══ PROVIDED MATERIAL
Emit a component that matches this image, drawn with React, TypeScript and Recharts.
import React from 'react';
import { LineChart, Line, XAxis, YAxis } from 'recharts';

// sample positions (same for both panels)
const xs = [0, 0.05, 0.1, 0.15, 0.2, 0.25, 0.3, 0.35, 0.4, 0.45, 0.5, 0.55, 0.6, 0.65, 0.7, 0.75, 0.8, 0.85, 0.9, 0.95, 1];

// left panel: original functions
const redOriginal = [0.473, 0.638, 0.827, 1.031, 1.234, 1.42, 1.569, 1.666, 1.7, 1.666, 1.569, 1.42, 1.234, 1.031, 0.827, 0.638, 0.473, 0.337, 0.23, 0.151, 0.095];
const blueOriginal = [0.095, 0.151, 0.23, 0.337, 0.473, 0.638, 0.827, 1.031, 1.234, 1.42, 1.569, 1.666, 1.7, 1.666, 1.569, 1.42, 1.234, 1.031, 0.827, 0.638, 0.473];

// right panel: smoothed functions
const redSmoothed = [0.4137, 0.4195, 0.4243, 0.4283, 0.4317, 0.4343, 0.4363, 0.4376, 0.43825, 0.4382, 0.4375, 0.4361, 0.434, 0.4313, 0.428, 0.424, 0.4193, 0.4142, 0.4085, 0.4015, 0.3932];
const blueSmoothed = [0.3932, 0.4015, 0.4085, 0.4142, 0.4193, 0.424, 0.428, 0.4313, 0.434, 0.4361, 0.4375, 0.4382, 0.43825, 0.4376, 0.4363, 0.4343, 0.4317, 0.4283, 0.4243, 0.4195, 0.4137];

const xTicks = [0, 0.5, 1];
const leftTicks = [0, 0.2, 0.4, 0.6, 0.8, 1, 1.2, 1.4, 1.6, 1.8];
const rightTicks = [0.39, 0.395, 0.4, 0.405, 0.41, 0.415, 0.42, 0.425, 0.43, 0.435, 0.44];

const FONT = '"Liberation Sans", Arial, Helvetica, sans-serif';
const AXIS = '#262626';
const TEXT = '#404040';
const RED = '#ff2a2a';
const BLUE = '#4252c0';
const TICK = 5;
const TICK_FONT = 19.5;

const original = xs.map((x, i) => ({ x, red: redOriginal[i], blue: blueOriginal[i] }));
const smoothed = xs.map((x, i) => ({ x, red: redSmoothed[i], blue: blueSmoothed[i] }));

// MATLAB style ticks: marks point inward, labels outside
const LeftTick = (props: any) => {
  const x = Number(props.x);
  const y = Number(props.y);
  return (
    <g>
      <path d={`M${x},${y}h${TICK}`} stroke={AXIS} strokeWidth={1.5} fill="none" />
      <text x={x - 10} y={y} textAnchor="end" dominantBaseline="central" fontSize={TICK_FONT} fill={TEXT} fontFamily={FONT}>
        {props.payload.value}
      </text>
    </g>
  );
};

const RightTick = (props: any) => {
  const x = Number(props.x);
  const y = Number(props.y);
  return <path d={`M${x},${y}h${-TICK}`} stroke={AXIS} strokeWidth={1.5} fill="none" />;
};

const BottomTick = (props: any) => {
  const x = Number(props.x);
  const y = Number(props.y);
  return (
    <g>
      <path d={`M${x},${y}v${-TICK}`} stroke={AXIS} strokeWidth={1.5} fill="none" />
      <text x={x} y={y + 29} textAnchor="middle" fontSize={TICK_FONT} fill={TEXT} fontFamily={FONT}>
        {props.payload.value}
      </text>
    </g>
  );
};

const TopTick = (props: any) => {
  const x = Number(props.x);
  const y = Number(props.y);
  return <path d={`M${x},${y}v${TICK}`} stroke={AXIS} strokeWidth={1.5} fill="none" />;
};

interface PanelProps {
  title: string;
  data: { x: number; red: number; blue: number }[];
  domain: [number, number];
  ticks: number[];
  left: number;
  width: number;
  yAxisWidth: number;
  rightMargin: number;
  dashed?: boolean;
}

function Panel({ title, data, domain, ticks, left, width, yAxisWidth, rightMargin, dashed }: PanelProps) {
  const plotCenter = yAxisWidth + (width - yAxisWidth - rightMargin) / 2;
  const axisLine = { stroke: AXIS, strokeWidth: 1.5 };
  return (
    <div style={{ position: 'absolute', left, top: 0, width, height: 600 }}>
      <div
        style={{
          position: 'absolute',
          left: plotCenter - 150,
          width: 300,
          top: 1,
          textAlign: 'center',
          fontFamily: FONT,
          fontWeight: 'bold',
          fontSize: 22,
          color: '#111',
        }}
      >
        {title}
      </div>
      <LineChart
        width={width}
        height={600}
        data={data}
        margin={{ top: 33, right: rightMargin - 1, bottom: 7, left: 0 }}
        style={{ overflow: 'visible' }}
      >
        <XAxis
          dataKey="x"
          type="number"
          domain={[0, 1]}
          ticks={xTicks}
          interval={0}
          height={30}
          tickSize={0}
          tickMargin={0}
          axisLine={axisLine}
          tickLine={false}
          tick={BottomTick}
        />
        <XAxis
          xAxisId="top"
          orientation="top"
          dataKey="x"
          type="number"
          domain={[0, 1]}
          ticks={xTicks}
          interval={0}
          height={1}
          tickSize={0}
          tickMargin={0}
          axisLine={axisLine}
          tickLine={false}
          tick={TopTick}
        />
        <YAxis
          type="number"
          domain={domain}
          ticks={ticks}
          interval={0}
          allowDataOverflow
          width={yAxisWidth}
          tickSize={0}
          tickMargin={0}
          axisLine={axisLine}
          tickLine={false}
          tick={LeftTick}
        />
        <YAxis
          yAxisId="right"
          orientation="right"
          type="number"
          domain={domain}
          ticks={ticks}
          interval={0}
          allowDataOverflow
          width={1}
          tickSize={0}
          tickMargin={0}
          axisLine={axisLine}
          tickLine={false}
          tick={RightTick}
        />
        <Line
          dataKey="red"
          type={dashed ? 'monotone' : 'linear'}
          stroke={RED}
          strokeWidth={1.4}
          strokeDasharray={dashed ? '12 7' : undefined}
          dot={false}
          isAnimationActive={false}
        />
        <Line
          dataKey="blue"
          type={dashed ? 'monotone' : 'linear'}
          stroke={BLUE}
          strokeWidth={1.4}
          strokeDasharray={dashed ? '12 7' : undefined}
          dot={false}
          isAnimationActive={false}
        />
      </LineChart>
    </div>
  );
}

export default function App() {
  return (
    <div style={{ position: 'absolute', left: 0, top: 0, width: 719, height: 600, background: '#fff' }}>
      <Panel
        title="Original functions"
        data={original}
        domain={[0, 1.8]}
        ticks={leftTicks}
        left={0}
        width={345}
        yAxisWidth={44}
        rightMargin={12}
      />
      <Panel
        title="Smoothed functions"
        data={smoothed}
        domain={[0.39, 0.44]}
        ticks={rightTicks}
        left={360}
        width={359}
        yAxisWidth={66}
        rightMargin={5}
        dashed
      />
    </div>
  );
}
════
SHORT EXERCISE
Extract the first line above and each line after it up to and including the one with "0.827, 0.638, 0.473];", please, exactly and with nothing else.

RESPONSE TO THE EXERCISE
Emit a component that matches this image, drawn with React, TypeScript and Recharts.
import React from 'react';
import { LineChart, Line, XAxis, YAxis } from 'recharts';

// sample positions (same for both panels)
const xs = [0, 0.05, 0.1, 0.15, 0.2, 0.25, 0.3, 0.35, 0.4, 0.45, 0.5, 0.55, 0.6, 0.65, 0.7, 0.75, 0.8, 0.85, 0.9, 0.95, 1];

// left panel: original functions
const redOriginal = [0.473, 0.638, 0.827, 1.031, 1.234, 1.42, 1.569, 1.666, 1.7, 1.666, 1.569, 1.42, 1.234, 1.031, 0.827, 0.638, 0.473, 0.337, 0.23, 0.151, 0.095];
const blueOriginal = [0.095, 0.151, 0.23, 0.337, 0.473, 0.638, 0.827, 1.031, 1.234, 1.42, 1.569, 1.666, 1.7, 1.666, 1.569, 1.42, 1.234, 1.031, 0.827, 0.638, 0.473];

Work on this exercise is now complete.